Set task
From the entries below, gather every line containing the string "this".

Input material

+---+

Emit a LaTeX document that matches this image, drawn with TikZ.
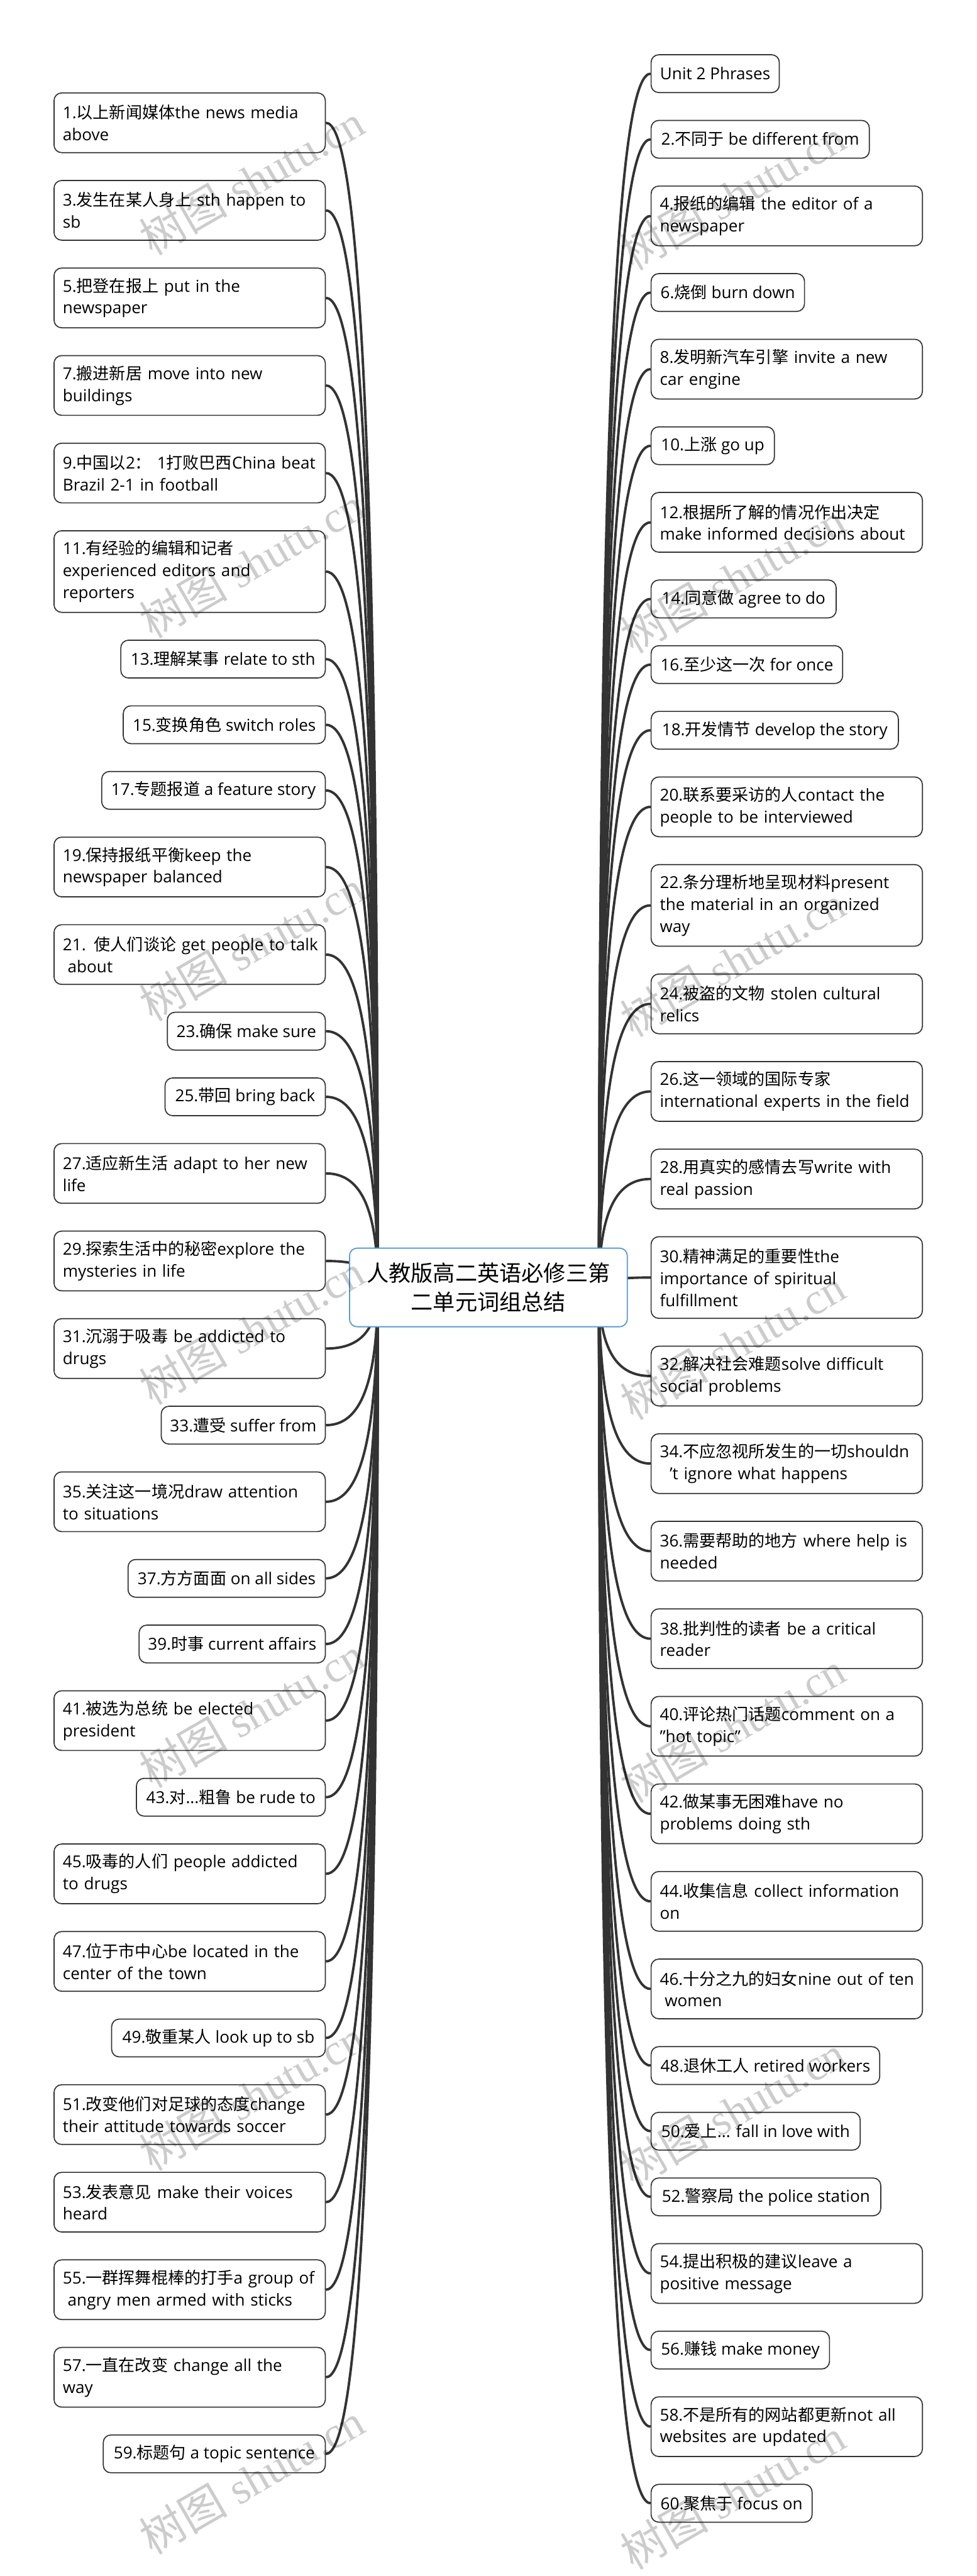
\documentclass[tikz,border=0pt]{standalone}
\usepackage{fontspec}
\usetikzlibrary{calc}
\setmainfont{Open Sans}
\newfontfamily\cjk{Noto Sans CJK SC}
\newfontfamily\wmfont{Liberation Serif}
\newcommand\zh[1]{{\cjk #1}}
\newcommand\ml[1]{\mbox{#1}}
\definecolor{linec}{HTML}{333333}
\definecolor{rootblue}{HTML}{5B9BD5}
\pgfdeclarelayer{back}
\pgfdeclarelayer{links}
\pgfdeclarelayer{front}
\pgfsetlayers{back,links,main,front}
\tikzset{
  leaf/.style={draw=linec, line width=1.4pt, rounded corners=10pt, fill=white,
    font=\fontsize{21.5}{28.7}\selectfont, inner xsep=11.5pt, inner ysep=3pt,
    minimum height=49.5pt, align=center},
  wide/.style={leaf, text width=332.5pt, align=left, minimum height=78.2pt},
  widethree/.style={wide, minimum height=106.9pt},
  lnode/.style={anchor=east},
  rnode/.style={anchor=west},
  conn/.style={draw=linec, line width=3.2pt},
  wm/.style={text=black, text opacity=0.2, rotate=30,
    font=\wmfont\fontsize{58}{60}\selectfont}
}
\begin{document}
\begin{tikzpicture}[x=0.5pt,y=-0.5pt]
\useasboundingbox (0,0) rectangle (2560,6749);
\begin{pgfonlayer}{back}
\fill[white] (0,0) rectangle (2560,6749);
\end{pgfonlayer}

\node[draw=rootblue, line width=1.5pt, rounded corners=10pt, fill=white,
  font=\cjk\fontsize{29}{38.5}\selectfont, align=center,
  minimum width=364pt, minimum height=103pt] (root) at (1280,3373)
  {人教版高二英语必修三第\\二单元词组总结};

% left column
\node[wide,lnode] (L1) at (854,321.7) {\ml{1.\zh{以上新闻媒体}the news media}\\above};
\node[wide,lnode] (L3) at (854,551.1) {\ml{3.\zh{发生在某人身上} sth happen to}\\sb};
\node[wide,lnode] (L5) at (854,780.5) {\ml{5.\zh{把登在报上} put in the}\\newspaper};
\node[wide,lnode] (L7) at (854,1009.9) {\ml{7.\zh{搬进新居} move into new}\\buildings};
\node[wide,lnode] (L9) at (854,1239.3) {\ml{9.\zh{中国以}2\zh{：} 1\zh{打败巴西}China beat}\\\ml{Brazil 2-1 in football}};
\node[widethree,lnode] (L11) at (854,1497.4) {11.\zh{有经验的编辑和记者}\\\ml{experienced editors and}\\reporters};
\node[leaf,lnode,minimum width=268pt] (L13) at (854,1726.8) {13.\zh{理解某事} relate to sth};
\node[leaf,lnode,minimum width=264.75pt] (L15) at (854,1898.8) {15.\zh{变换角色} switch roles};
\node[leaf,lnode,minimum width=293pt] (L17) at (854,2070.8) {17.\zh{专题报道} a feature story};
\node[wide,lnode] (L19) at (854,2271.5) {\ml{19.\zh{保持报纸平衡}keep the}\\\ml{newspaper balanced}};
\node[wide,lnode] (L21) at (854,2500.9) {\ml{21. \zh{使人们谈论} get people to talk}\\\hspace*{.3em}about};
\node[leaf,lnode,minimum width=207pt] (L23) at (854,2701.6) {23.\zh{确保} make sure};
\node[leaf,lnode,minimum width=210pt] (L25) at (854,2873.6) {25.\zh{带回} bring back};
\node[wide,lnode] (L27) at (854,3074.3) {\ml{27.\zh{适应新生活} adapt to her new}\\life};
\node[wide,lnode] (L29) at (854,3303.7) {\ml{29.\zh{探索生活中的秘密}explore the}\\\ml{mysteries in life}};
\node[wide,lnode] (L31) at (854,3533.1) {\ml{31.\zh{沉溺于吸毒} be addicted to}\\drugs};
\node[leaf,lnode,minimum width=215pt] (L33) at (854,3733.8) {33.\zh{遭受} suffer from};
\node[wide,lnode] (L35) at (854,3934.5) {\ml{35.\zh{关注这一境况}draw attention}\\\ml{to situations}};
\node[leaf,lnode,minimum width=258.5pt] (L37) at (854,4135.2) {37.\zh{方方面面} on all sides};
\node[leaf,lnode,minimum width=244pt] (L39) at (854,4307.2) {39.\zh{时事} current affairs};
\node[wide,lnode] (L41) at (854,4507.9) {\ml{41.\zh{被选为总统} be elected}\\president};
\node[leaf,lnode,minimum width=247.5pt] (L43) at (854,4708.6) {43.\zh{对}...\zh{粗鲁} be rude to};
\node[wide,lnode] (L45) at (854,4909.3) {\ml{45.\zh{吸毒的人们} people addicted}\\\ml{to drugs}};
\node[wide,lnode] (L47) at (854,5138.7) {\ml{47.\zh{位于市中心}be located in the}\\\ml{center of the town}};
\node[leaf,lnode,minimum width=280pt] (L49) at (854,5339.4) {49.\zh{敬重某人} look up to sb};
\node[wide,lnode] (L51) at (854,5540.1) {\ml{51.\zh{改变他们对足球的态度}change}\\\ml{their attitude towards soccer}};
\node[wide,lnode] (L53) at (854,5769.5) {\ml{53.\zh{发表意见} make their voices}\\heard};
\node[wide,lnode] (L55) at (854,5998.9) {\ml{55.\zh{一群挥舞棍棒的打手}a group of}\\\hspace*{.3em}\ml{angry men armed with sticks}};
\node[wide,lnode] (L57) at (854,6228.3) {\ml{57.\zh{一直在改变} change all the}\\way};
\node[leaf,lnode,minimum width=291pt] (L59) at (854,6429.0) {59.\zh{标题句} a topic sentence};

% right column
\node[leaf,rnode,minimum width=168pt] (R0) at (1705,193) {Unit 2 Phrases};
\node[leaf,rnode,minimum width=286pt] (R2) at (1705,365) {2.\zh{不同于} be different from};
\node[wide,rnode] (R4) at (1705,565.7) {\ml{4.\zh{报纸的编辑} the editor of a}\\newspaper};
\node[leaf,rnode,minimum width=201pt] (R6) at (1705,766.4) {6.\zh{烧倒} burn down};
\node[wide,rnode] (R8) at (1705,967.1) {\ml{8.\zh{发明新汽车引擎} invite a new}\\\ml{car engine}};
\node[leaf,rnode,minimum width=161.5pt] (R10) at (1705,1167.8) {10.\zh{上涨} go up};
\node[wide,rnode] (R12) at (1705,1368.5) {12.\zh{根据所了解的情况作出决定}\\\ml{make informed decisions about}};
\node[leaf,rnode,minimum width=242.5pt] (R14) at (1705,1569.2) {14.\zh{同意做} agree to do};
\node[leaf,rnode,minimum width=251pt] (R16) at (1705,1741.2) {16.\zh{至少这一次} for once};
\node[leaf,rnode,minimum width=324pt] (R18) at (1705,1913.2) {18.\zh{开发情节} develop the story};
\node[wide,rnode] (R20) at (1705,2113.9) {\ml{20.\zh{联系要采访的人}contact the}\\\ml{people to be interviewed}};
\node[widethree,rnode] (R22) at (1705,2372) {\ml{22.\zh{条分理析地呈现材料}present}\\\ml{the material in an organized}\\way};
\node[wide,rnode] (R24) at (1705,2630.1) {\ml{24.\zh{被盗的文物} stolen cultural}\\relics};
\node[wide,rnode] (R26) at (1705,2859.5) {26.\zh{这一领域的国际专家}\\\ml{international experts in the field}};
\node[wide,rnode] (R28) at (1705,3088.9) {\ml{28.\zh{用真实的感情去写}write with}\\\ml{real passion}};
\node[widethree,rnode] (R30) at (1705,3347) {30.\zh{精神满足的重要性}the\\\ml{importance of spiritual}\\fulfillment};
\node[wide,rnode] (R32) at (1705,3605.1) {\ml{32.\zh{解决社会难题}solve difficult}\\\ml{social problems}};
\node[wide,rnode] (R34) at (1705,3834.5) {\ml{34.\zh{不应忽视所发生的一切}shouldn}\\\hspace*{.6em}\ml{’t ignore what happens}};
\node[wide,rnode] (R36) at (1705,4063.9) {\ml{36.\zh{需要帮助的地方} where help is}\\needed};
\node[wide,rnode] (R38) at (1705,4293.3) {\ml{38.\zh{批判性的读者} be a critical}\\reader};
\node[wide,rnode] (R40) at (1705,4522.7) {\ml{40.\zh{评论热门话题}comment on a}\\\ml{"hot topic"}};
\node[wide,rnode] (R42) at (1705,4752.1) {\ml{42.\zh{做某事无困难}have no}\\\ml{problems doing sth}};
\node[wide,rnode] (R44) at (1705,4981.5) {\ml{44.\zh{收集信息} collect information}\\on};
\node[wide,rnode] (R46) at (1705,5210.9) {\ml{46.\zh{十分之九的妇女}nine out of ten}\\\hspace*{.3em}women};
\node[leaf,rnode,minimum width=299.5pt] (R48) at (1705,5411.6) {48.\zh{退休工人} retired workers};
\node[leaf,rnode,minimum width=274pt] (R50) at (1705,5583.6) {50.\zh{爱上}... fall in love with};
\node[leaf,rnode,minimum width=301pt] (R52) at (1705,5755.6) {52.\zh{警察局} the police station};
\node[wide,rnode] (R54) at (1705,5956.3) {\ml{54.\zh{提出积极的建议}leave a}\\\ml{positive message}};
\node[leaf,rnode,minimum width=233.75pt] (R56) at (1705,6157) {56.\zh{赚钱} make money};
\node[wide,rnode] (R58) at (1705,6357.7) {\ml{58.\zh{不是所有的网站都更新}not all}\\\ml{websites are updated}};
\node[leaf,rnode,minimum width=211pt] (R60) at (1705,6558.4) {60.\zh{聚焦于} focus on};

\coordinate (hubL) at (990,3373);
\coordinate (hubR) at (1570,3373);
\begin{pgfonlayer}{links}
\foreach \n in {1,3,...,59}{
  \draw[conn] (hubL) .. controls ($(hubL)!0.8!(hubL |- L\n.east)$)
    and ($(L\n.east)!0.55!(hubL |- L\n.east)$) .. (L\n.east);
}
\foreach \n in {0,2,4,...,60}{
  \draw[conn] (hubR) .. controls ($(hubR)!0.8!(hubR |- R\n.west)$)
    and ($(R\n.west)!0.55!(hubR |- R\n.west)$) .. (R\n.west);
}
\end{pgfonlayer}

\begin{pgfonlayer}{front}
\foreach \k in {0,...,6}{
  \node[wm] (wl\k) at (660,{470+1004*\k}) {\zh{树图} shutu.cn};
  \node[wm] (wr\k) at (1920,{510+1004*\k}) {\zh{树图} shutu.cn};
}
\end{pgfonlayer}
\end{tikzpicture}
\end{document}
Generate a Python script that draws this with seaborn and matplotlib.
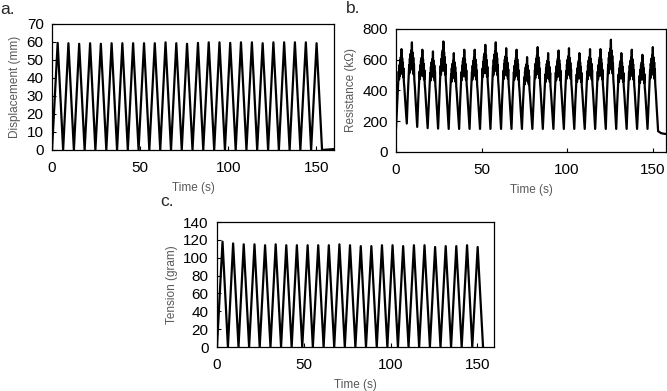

+---+

Full answer
Emit a LaTeX document that matches this image, drawn with TikZ.
Generate a Python script that draws this with seaborn and matplotlib.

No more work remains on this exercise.